Based on the defined conceptual model of the GAMINESS management system, implementation of the system was done in the Apache Spark big data platform. One of the main contributions of this system is a defined model for transformation of the system to the Apache Spark architecture. A library was created with the procedures for transforming the conceptual model, which was exported as JSON schema to adequate DataFrames. To provide that, adequate complex UDTs were developed for reading geospatial data. This provided reading of geospatial data to the GAMINESS framework. The GAMINESS management system is based on the MapReduce alghoritms, which provide better five V parameters regardless of classical RDMBS. In classical DBMS, there is a need to accelerate vertically to provide better performances on the large datasets. On the implementation level, in the GAMINESS management system, continued research was described in Pajic et al., where a model for reading classified point cloud data to Apache Spark framework was developed. This model is used to read and write point cloud data to geospatial DataFrames so they can handle and form physical models of the smart city. Using a similar concept in this research, a method for reading and structuring data from different sensors to a sensor DataFrame was developed. The developed transformation algorithm was used to transform messages from sensors through JSON messages to be read and stored in the sensor RDD. In this system, every sensor is connected on an independant node, thus there is a possibility to make different input conditions on every node through a query which affects the JSON message that is transformed to RDD.

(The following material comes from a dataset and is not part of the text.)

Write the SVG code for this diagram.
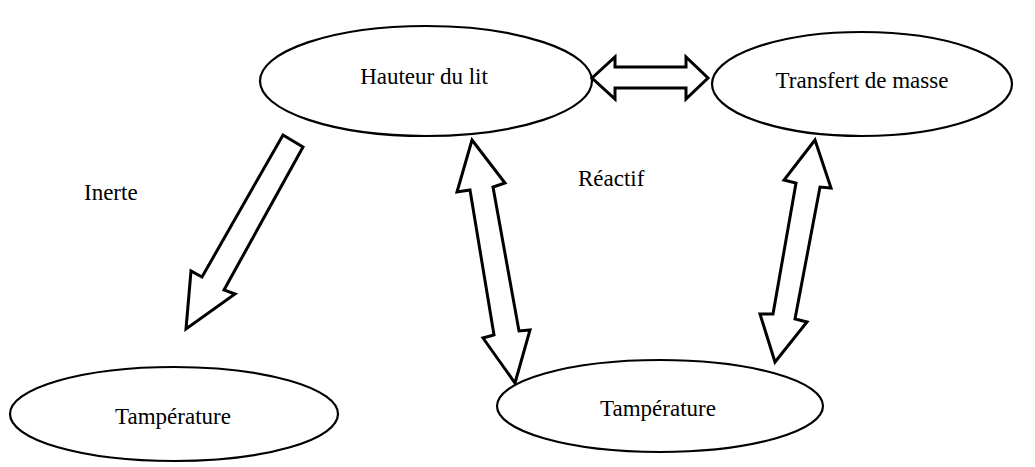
<svg xmlns="http://www.w3.org/2000/svg" width="1035" height="467" viewBox="0 0 1035 467">
<style>
.n{fill:#fff;stroke:#000;stroke-width:2.2}
.a{fill:#fff;stroke:#000;stroke-width:3;stroke-linejoin:miter}
.t{font-family:"Liberation Serif","Times New Roman",serif;font-size:23px;fill:#000;text-anchor:middle}
.l{font-family:"Liberation Serif","Times New Roman",serif;font-size:23px;fill:#000}
</style>
<rect width="1035" height="467" fill="#fff"/>
<g id="hauteur"><ellipse class="n" cx="426" cy="81" rx="166" ry="55"/><text class="t" x="424" y="84">Hauteur du lit</text></g>
<g id="transfert"><ellipse class="n" cx="862" cy="84" rx="150" ry="52"/><text class="t" x="862" y="88">Transfert de masse</text></g>
<g id="temp-inerte"><ellipse class="n" cx="174" cy="414" rx="164" ry="47"/><text class="t" x="173" y="424">Tampérature</text></g>
<g id="temp-reactif"><ellipse class="n" cx="660" cy="406" rx="163" ry="46"/><text class="t" x="658" y="416">Tampérature</text></g>
<g id="labels"><text class="l" x="84" y="200">Inerte</text><text class="l" x="578" y="186">Réactif</text></g>
<g id="connectors">
<polygon class="a" points="592,78 615,57 615,67 686,67 686,57 708,78 686,99 686,88 615,88 615,99"/>
<polygon class="a" points="283,135 303,147 224,290 235,294 186,329 191,271 202,277"/>
<polygon class="a" points="472,140 505,183 493,187 519,331 530,330 515,383 483,338 494,335 470,190 457,192"/>
<polygon class="a" points="815,140 831,188 820,187 795,319 807,322 775,362 760,314 773,314 796,183 784,180"/>
</g>
</svg>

Loading of data scales linearly with the increase in data volume. The native Apache Spark implementation seems to perform best on the maximum data size. The results of the experiment can also be interpreted as data throughput, where millions of points are ingested per second.
The proposed solution can easily be extended with additional operations on point clouds and sensor data through implementation of user defined functions, different segmentations, and feature extractions. The results of the case study show that Apache Spark performs better than the classical relational DB with large sets of point cloud data. The main reason for the better performance is the parallel execution of the query. Due to the horizontal scalability of Apache Spark, the execution times can be improved by adding more computers to the cluster. The future work will include the following:
new property type creation for different sensor types;
improvments on nodes module for independent connection of sensors to the system;
research on using four-dimensional space for dynamic point clouds;
extending the model in order to enable spatial joins with DataFrames of vector geospatial data;
development of UDFs with the GUI query builder.